### TASK DIRECTIONS:
Transcribe all of the material below word for word and leave out its pictures.
((
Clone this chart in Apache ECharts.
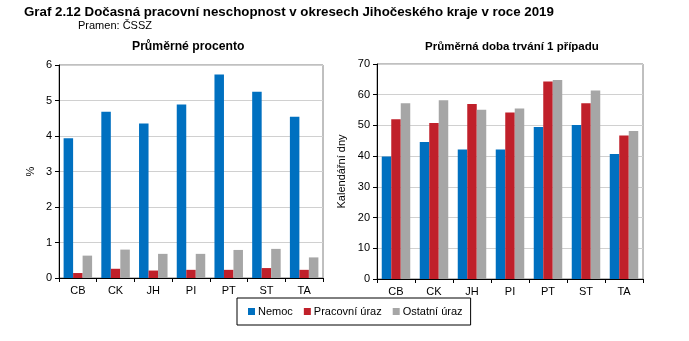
<!DOCTYPE html>
<html>
<head>
<meta charset="utf-8">
<script src="https://cdn.jsdelivr.net/npm/echarts@6/dist/echarts.min.js"></script>
<style>
  html, body { margin: 0; padding: 0; background: #fff; }
  #chart { width: 689px; height: 341px; }
</style>
</head>
<body>
<div id="chart"></div>
<script>
// Districts of the South Bohemian Region
const districts = ['CB', 'CK', 'JH', 'PI', 'PT', 'ST', 'TA'];
const seriesNames = ['Nemoc', 'Pracovní úraz', 'Ostatní úraz'];

// Average percentage of temporary incapacity for work
const pctNemoc = [3.94, 4.68, 4.35, 4.89, 5.73, 5.25, 4.54];
const pctPracovni = [0.14, 0.26, 0.21, 0.23, 0.23, 0.28, 0.23];
const pctOstatni = [0.63, 0.80, 0.68, 0.68, 0.79, 0.82, 0.58];

// Average duration of one case (calendar days)
const daysNemoc = [39.9, 44.6, 42.2, 42.2, 49.5, 50.1, 40.7];
const daysPracovni = [52.0, 50.8, 57.0, 54.2, 64.3, 57.2, 46.7];
const daysOstatni = [57.2, 58.2, 55.1, 55.5, 64.8, 61.4, 48.2];

const colors = ['#0070C0', '#C0202A', '#A6A6A6'];
const FONT = '"Liberation Sans", Arial, sans-serif';

const chart = echarts.init(document.getElementById('chart'), null, { renderer: 'canvas' });

function xAxis(gridIndex) {
  return {
    type: 'category', gridIndex, data: districts,
    axisLine: { lineStyle: { color: '#000', width: 1 } },
    axisTick: { show: true, length: 4, lineStyle: { color: '#000' } },
    axisLabel: { color: '#000', fontFamily: FONT, fontSize: 11, margin: 7 }
  };
}
function yAxis(gridIndex, max, interval, name) {
  return {
    type: 'value', gridIndex, min: 0, max, interval,
    name, nameLocation: 'middle', nameGap: gridIndex === 0 ? 23 : 30,
    nameTextStyle: { color: '#000', fontFamily: FONT, fontSize: 11 },
    axisLine: { show: true, lineStyle: { color: '#000', width: 1 } },
    axisTick: { show: true, length: 4, lineStyle: { color: '#000' } },
    axisLabel: { color: '#000', fontFamily: FONT, fontSize: 11, margin: 7 },
    splitLine: { show: true, lineStyle: { color: '#d0d0d0', width: 1 } }
  };
}
function bars(name, data, color, idx) {
  return {
    name, type: 'bar', xAxisIndex: idx, yAxisIndex: idx, data,
    barWidth: 9.5, barGap: '0%',
    itemStyle: { color },
    emphasis: { disabled: true },
    animation: false
  };
}

chart.setOption({
  animation: false,
  textStyle: { fontFamily: FONT },
  title: [
    { text: 'Graf 2.12 Dočasná pracovní neschopnost v okresech Jihočeského kraje v roce 2019',
      left: 24, top: 6, padding: 0,
      textStyle: { fontFamily: FONT, fontSize: 13.3, fontWeight: 'bold', color: '#000' } },
    { text: 'Pramen: ČSSZ', left: 78, top: 20, padding: 0,
      textStyle: { fontFamily: FONT, fontSize: 11, fontWeight: 'normal', color: '#000' } },
    { text: 'Průměrné procento', left: 132, top: 41, padding: 0,
      textStyle: { fontFamily: FONT, fontSize: 12.2, fontWeight: 'bold', color: '#000' } },
    { text: 'Průměrná doba trvání 1 případu', left: 425, top: 41, padding: 0,
      textStyle: { fontFamily: FONT, fontSize: 11.5, fontWeight: 'bold', color: '#000' } }
  ],
  legend: {
    data: seriesNames,
    left: 237, top: 298,
    padding: [8, 8, 8, 11],
    borderColor: '#000', borderWidth: 1,
    itemWidth: 7, itemHeight: 7, itemGap: 11,
    icon: 'rect',
    textStyle: { fontFamily: FONT, fontSize: 11, color: '#000', padding: [0, 0, 0, -2] }
  },
  grid: [
    { left: 59, right: 366, top: 65, bottom: 63, show: true, borderColor: '#808080', borderWidth: 1 },
    { left: 377, right: 46, top: 64, bottom: 62, show: true, borderColor: '#808080', borderWidth: 1 }
  ],
  xAxis: [xAxis(0), xAxis(1)],
  yAxis: [yAxis(0, 6, 1, '%'), yAxis(1, 70, 10, 'Kalendářní dny')],
  series: [
    bars(seriesNames[0], pctNemoc, colors[0], 0),
    bars(seriesNames[1], pctPracovni, colors[1], 0),
    bars(seriesNames[2], pctOstatni, colors[2], 0),
    bars(seriesNames[0], daysNemoc, colors[0], 1),
    bars(seriesNames[1], daysPracovni, colors[1], 1),
    bars(seriesNames[2], daysOstatni, colors[2], 1)
  ]
});
</script>
</body>
</html>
))
### FINISHED EXERCISE:
Clone this chart in Apache ECharts.
<!DOCTYPE html>
<html>
<head>
<meta charset="utf-8">
<script src="https://cdn.jsdelivr.net/npm/echarts@6/dist/echarts.min.js"></script>
<style>
  html, body { margin: 0; padding: 0; background: #fff; }
  #chart { width: 689px; height: 341px; }
</style>
</head>
<body>
<div id="chart"></div>
<script>
// Districts of the South Bohemian Region
const districts = ['CB', 'CK', 'JH', 'PI', 'PT', 'ST', 'TA'];
const seriesNames = ['Nemoc', 'Pracovní úraz', 'Ostatní úraz'];

// Average percentage of temporary incapacity for work
const pctNemoc = [3.94, 4.68, 4.35, 4.89, 5.73, 5.25, 4.54];
const pctPracovni = [0.14, 0.26, 0.21, 0.23, 0.23, 0.28, 0.23];
const pctOstatni = [0.63, 0.80, 0.68, 0.68, 0.79, 0.82, 0.58];

// Average duration of one case (calendar days)
const daysNemoc = [39.9, 44.6, 42.2, 42.2, 49.5, 50.1, 40.7];
const daysPracovni = [52.0, 50.8, 57.0, 54.2, 64.3, 57.2, 46.7];
const daysOstatni = [57.2, 58.2, 55.1, 55.5, 64.8, 61.4, 48.2];

const colors = ['#0070C0', '#C0202A', '#A6A6A6'];
const FONT = '"Liberation Sans", Arial, sans-serif';

const chart = echarts.init(document.getElementById('chart'), null, { renderer: 'canvas' });

function xAxis(gridIndex) {
  return {
    type: 'category', gridIndex, data: districts,
    axisLine: { lineStyle: { color: '#000', width: 1 } },
    axisTick: { show: true, length: 4, lineStyle: { color: '#000' } },
    axisLabel: { color: '#000', fontFamily: FONT, fontSize: 11, margin: 7 }
  };
}
function yAxis(gridIndex, max, interval, name) {
  return {
    type: 'value', gridIndex, min: 0, max, interval,
    name, nameLocation: 'middle', nameGap: gridIndex === 0 ? 23 : 30,
    nameTextStyle: { color: '#000', fontFamily: FONT, fontSize: 11 },
    axisLine: { show: true, lineStyle: { color: '#000', width: 1 } },
    axisTick: { show: true, length: 4, lineStyle: { color: '#000' } },
    axisLabel: { color: '#000', fontFamily: FONT, fontSize: 11, margin: 7 },
    splitLine: { show: true, lineStyle: { color: '#d0d0d0', width: 1 } }
  };
}
function bars(name, data, color, idx) {
  return {
    name, type: 'bar', xAxisIndex: idx, yAxisIndex: idx, data,
    barWidth: 9.5, barGap: '0%',
    itemStyle: { color },
    emphasis: { disabled: true },
    animation: false
  };
}

chart.setOption({
  animation: false,
  textStyle: { fontFamily: FONT },
  title: [
    { text: 'Graf 2.12 Dočasná pracovní neschopnost v okresech Jihočeského kraje v roce 2019',
      left: 24, top: 6, padding: 0,
      textStyle: { fontFamily: FONT, fontSize: 13.3, fontWeight: 'bold', color: '#000' } },
    { text: 'Pramen: ČSSZ', left: 78, top: 20, padding: 0,
      textStyle: { fontFamily: FONT, fontSize: 11, fontWeight: 'normal', color: '#000' } },
    { text: 'Průměrné procento', left: 132, top: 41, padding: 0,
      textStyle: { fontFamily: FONT, fontSize: 12.2, fontWeight: 'bold', color: '#000' } },
    { text: 'Průměrná doba trvání 1 případu', left: 425, top: 41, padding: 0,
      textStyle: { fontFamily: FONT, fontSize: 11.5, fontWeight: 'bold', color: '#000' } }
  ],
  legend: {
    data: seriesNames,
    left: 237, top: 298,
    padding: [8, 8, 8, 11],
    borderColor: '#000', borderWidth: 1,
    itemWidth: 7, itemHeight: 7, itemGap: 11,
    icon: 'rect',
    textStyle: { fontFamily: FONT, fontSize: 11, color: '#000', padding: [0, 0, 0, -2] }
  },
  grid: [
    { left: 59, right: 366, top: 65, bottom: 63, show: true, borderColor: '#808080', borderWidth: 1 },
    { left: 377, right: 46, top: 64, bottom: 62, show: true, borderColor: '#808080', borderWidth: 1 }
  ],
  xAxis: [xAxis(0), xAxis(1)],
  yAxis: [yAxis(0, 6, 1, '%'), yAxis(1, 70, 10, 'Kalendářní dny')],
  series: [
    bars(seriesNames[0], pctNemoc, colors[0], 0),
    bars(seriesNames[1], pctPracovni, colors[1], 0),
    bars(seriesNames[2], pctOstatni, colors[2], 0),
    bars(seriesNames[0], daysNemoc, colors[0], 1),
    bars(seriesNames[1], daysPracovni, colors[1], 1),
    bars(seriesNames[2], daysOstatni, colors[2], 1)
  ]
});
</script>
</body>
</html>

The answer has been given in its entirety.